Türkiye’nin referandum sonrasında daha güçlü çıkacağını vurgulayan Erdoğan, “Biz yeniden Avrupa’ya ‘Avrupa, Batı zulmetme, insanları atınla, itinle taciz etme. Ülkelerle diplomatik ilişkilerini bir kısım faşist grupların siyasetlerine esir etme. Suriye ve Irak’taki göçmenlere zulmetme. Sen zulmedeceksen biz bakarız onlara’ diyoruz. Onların almak istemediği Iraklı, Suriyeli milyonlarca göçmen kardeşimizi ev sahipliği yapmamız aslında Avrupa’ya insanlık öğretmemiz, insanlık dersi vermemizdir.
Bunlar bize yüzlerce yıl hümanizm öğrettiler, insan hakları, demokrasi, özgürlük, Batı’nın değerleri dediler. Bosna -Hersek’te 250 bin insan katledilirken kılını kıpırdatmayan bir Batı gördük. Ruanda’da 1 milyon insan katledilirken Belçika’nın yanı başında seyredişini izledik. Irak’ta, Suriye’de 1 milyon kan aktı. Hala petrol kimin kontrolünde akacak bunun hesabının peşindeler. Demek ki bizim güçlü Türkiye olmamız gerekiyor. İnşallah 16 Nisan’dan sonra daha da güçlü bir Türkiye, bu değerleriyle birlikte Avrupa’ya yeniden insanlık öğretecek, yeniden adalet bahsedecek, Avrupa ve Batı kaynaklı zulümlerin son bulması için çalışacaktır.

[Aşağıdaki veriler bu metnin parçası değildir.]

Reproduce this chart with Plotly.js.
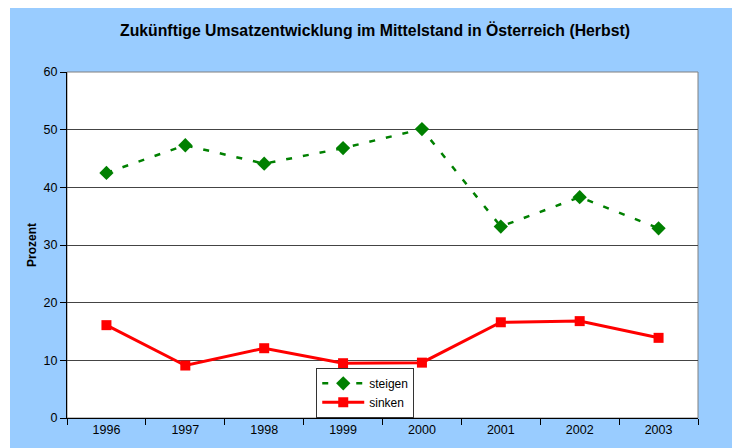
<!DOCTYPE html>
<html>
<head>
<meta charset="utf-8">
<script src="https://cdn.plot.ly/plotly-3.0.1.min.js"></script>
<style>
html,body{margin:0;padding:0;background:#ffffff;width:732px;height:448px;overflow:hidden;}
#chart{position:absolute;left:10px;top:8px;width:722px;height:440px;}
</style>
</head>
<body>
<div id="chart"></div>
<script>
var years = ["1996","1997","1998","1999","2000","2001","2002","2003"];
var steigen = [42.5, 47.3, 44.1, 46.8, 50.1, 33.2, 38.3, 32.9];
var sinken = [16.1, 9.1, 12.1, 9.5, 9.6, 16.6, 16.8, 13.9];
var yTicks = [0, 10, 20, 30, 40, 50, 60];

var font = "Liberation Sans, Arial, sans-serif";

var traces = [
  {
    x: years, y: steigen, name: "steigen", type: "scatter", mode: "lines+markers",
    line: {color: "#008000", width: 2.5, dash: "6px,11px"},
    marker: {symbol: "diamond", size: 11, color: "#008000"}
  },
  {
    x: years, y: sinken, name: "sinken", type: "scatter", mode: "lines+markers",
    line: {color: "#FF0000", width: 3},
    marker: {symbol: "square", size: 10, color: "#FF0000"}
  }
];

var layout = {
  width: 722, height: 440,
  paper_bgcolor: "#99CCFF",
  plot_bgcolor: "#FFFFFF",
  margin: {l: 57, r: 34, t: 64, b: 30, pad: 0},
  font: {family: font, size: 12, color: "#000"},
  title: {
    text: "<b>Zukünftige Umsatzentwicklung im Mittelstand in Österreich (Herbst)</b>",
    font: {family: font, size: 15.8, color: "#000"},
    xref: "container", x: 0.5055, xanchor: "center",
    yref: "container", y: 0.948, yanchor: "middle"
  },
  xaxis: {
    type: "category",
    range: [-0.5, 7.5],
    tickson: "boundaries",
    ticks: "outside", ticklen: 6, tickcolor: "#000", tickwidth: 1,
    showline: true, linecolor: "#000", linewidth: 1,
    showgrid: false, zeroline: false,
    tickfont: {family: font, size: 12.5, color: "#000"},
    fixedrange: true
  },
  yaxis: {
    range: [0, 60],
    tickvals: yTicks,
    ticktext: yTicks.map(String),
    ticks: "outside", ticklen: 6, tickcolor: "#000", tickwidth: 1,
    showline: true, linecolor: "#000", linewidth: 1,
    showgrid: true, gridcolor: "#444", gridwidth: 1,
    zeroline: false,
    tickfont: {family: font, size: 12.5, color: "#000"},
    fixedrange: true
  },
  shapes: [
    {type: "rect", xref: "paper", yref: "paper", x0: 0, x1: 1, y0: 0, y1: 1,
     line: {color: "#808080", width: 1}, fillcolor: "rgba(0,0,0,0)", layer: "below"}
  ],
  annotations: [
    {text: "<b>Prozent</b>", xref: "paper", yref: "paper", x: -0.0555, y: 0.5,
     xanchor: "center", yanchor: "middle", textangle: -90, showarrow: false,
     font: {family: font, size: 12, color: "#000"}}
  ],
  showlegend: true,
  legend: {
    x: 0.395, y: 0.145, xanchor: "left", yanchor: "top",
    bgcolor: "#FFFFFF", bordercolor: "#333", borderwidth: 1,
    font: {family: font, size: 12, color: "#000"},
    tracegroupgap: 0, itemwidth: 42, entrywidth: 110
  }
};

Plotly.newPlot("chart", traces, layout, {displayModeBar: false, staticPlot: true});
</script>
</body>
</html>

Bunun için de bizim liderimiz ‘Dünya 5’ten büyüktür’ diyen Birleşmiş Milletler’deki zulme karşı duran Recep Tayyip Erdoğan’ı desteklemeliyiz. Türkiye’de darbecilerin yazdığı anayasalar kullanılıyor. Tayyip Erdoğan, ‘Bu ülke darbecilerin yazdığı anayasalar ile yönetilmemeli. Bu ülkeye halkın seçtiği insanların hazırladığı anayasayı layık görelim’ dedi. ‘Halkımıza gidip bunu soralım’ dedi. Artık millet ile yönetim arasındaki aracılar devreden çıkacaklar. Millet Cumhurbaşkanını seçsin 5 sene sonra memnun kalmıyorsa indirsin yerine başkasını getirsin” ifadelerini kullandı.
Toplantının sonunda hafız öğrencilere sertifikaları ve hediyeleri verildi.